• _INFORMATION PROVIDED_
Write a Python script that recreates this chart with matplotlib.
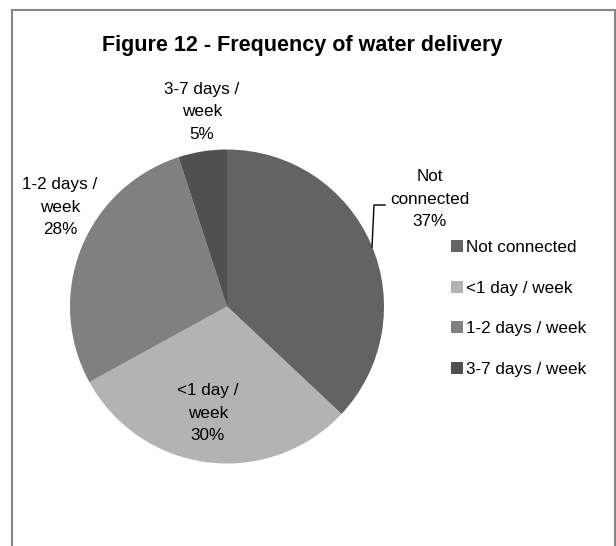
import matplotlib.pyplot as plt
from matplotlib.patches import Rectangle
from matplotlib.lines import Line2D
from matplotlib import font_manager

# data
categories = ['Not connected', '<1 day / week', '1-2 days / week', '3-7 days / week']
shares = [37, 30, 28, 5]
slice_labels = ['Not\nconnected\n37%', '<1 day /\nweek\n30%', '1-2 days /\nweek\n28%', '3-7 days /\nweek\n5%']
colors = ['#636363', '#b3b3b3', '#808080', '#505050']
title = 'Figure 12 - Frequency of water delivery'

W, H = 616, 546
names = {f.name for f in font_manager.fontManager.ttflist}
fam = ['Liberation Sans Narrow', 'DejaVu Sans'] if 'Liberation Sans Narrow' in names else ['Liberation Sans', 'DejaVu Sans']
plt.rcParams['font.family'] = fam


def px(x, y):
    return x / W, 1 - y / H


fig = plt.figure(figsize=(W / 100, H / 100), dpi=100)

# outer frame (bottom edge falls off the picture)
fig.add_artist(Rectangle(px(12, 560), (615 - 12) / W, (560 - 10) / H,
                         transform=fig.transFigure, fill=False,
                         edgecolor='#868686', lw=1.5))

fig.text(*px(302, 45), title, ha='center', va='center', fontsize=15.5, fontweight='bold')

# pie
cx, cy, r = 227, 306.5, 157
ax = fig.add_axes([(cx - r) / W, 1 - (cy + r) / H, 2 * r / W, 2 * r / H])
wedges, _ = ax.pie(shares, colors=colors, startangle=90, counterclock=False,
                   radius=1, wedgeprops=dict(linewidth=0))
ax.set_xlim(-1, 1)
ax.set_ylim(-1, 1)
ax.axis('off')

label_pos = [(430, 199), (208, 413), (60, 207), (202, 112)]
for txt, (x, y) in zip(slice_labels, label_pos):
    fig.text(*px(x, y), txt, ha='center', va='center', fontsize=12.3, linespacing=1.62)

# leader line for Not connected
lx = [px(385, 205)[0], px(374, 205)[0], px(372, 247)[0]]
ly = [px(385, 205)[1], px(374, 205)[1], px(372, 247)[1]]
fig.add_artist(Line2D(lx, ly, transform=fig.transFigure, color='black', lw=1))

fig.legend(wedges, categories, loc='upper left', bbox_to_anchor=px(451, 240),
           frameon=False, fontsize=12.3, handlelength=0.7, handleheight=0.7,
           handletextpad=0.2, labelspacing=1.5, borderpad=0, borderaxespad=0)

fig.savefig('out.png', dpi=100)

• _EXERCISE PROMPT_
In how many lines does the word "matplotlib" appear? Respond with the number alone.

• _WRITTEN ANSWER_
5